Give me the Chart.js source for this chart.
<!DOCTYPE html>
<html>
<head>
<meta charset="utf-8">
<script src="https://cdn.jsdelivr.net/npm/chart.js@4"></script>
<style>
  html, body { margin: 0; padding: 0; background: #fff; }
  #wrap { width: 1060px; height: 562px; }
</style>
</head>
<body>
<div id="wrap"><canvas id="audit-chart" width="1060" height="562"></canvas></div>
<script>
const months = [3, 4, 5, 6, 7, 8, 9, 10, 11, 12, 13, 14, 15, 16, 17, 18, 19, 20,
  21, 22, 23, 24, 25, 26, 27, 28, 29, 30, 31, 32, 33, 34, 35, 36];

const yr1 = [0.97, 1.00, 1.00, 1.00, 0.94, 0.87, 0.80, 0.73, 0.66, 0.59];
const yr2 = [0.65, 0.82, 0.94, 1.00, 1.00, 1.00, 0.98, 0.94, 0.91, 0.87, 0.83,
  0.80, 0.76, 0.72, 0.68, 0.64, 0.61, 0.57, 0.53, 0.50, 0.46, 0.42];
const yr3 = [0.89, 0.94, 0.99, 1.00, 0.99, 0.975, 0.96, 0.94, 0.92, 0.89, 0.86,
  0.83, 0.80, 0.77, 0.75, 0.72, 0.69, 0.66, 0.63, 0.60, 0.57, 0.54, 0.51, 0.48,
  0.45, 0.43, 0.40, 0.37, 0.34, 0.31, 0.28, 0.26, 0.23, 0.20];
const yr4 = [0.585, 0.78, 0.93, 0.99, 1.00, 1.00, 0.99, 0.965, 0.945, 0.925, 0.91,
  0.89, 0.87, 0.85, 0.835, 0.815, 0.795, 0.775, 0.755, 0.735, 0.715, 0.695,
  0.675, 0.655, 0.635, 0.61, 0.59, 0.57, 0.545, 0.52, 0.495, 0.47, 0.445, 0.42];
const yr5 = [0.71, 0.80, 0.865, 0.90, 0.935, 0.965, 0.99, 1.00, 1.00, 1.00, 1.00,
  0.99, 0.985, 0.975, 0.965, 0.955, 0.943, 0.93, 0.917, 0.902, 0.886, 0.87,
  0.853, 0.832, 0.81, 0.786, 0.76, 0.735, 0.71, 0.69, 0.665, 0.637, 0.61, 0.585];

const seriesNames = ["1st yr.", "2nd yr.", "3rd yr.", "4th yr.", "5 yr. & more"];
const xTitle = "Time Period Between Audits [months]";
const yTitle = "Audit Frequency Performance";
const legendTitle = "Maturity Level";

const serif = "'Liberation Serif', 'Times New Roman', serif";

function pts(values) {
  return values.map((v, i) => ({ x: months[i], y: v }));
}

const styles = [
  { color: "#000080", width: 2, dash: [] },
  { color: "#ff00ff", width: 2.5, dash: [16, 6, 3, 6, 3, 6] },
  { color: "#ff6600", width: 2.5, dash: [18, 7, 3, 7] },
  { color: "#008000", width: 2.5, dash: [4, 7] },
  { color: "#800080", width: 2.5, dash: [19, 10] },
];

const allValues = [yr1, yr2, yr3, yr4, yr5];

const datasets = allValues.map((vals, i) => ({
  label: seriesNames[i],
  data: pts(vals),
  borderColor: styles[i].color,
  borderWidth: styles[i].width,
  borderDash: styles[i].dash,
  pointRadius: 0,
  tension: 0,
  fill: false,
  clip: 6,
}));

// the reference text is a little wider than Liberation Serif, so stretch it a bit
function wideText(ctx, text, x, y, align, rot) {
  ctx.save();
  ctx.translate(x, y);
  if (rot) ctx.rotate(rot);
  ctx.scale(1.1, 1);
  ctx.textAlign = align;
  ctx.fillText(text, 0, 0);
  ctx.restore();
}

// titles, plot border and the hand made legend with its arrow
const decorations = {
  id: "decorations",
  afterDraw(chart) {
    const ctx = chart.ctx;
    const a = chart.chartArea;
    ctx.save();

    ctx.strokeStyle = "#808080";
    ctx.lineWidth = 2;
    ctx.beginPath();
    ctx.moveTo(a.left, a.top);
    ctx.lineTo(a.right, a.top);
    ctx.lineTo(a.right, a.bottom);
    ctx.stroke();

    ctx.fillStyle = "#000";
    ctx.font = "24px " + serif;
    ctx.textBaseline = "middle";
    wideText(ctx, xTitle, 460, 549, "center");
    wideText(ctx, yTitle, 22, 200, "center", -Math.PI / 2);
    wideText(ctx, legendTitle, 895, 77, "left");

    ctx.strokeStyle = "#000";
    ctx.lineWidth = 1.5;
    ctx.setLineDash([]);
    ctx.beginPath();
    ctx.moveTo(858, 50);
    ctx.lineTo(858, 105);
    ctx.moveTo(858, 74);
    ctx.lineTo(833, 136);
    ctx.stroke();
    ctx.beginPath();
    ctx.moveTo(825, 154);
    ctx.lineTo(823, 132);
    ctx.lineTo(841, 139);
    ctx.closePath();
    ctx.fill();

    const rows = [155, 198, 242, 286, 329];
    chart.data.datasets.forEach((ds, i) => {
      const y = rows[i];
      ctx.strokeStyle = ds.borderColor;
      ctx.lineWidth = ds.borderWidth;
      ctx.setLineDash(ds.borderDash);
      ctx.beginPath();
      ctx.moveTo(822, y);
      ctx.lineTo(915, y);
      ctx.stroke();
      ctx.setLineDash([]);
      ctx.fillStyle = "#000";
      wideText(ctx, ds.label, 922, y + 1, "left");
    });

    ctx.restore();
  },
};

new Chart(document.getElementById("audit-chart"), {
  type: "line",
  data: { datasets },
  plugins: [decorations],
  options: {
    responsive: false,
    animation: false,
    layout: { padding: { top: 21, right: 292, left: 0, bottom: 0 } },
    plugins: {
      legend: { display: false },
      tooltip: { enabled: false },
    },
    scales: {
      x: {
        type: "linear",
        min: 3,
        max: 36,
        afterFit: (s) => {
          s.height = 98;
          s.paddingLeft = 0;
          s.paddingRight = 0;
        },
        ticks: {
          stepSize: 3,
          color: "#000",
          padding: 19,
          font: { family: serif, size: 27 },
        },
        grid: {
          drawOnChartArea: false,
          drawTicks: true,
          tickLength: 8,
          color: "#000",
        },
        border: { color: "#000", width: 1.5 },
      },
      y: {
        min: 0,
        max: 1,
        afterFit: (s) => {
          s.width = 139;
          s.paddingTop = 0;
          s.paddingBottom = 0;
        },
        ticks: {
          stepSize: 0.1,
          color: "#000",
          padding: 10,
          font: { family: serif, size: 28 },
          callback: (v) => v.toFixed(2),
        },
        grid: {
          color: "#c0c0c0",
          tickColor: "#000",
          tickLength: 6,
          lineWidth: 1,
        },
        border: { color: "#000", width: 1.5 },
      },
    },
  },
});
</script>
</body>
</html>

++++++++

> [WHAT TO PRODUCE]: Take the lines above from the first through the one containing "const allValues = [yr1, yr2, yr3, yr4, yr5];" and reproduce them exactly; include nothing else.

> [RESULT]:
Give me the Chart.js source for this chart.
<!DOCTYPE html>
<html>
<head>
<meta charset="utf-8">
<script src="https://cdn.jsdelivr.net/npm/chart.js@4"></script>
<style>
  html, body { margin: 0; padding: 0; background: #fff; }
  #wrap { width: 1060px; height: 562px; }
</style>
</head>
<body>
<div id="wrap"><canvas id="audit-chart" width="1060" height="562"></canvas></div>
<script>
const months = [3, 4, 5, 6, 7, 8, 9, 10, 11, 12, 13, 14, 15, 16, 17, 18, 19, 20,
  21, 22, 23, 24, 25, 26, 27, 28, 29, 30, 31, 32, 33, 34, 35, 36];

const yr1 = [0.97, 1.00, 1.00, 1.00, 0.94, 0.87, 0.80, 0.73, 0.66, 0.59];
const yr2 = [0.65, 0.82, 0.94, 1.00, 1.00, 1.00, 0.98, 0.94, 0.91, 0.87, 0.83,
  0.80, 0.76, 0.72, 0.68, 0.64, 0.61, 0.57, 0.53, 0.50, 0.46, 0.42];
const yr3 = [0.89, 0.94, 0.99, 1.00, 0.99, 0.975, 0.96, 0.94, 0.92, 0.89, 0.86,
  0.83, 0.80, 0.77, 0.75, 0.72, 0.69, 0.66, 0.63, 0.60, 0.57, 0.54, 0.51, 0.48,
  0.45, 0.43, 0.40, 0.37, 0.34, 0.31, 0.28, 0.26, 0.23, 0.20];
const yr4 = [0.585, 0.78, 0.93, 0.99, 1.00, 1.00, 0.99, 0.965, 0.945, 0.925, 0.91,
  0.89, 0.87, 0.85, 0.835, 0.815, 0.795, 0.775, 0.755, 0.735, 0.715, 0.695,
  0.675, 0.655, 0.635, 0.61, 0.59, 0.57, 0.545, 0.52, 0.495, 0.47, 0.445, 0.42];
const yr5 = [0.71, 0.80, 0.865, 0.90, 0.935, 0.965, 0.99, 1.00, 1.00, 1.00, 1.00,
  0.99, 0.985, 0.975, 0.965, 0.955, 0.943, 0.93, 0.917, 0.902, 0.886, 0.87,
  0.853, 0.832, 0.81, 0.786, 0.76, 0.735, 0.71, 0.69, 0.665, 0.637, 0.61, 0.585];

const seriesNames = ["1st yr.", "2nd yr.", "3rd yr.", "4th yr.", "5 yr. & more"];
const xTitle = "Time Period Between Audits [months]";
const yTitle = "Audit Frequency Performance";
const legendTitle = "Maturity Level";

const serif = "'Liberation Serif', 'Times New Roman', serif";

function pts(values) {
  return values.map((v, i) => ({ x: months[i], y: v }));
}

const styles = [
  { color: "#000080", width: 2, dash: [] },
  { color: "#ff00ff", width: 2.5, dash: [16, 6, 3, 6, 3, 6] },
  { color: "#ff6600", width: 2.5, dash: [18, 7, 3, 7] },
  { color: "#008000", width: 2.5, dash: [4, 7] },
  { color: "#800080", width: 2.5, dash: [19, 10] },
];

const allValues = [yr1, yr2, yr3, yr4, yr5];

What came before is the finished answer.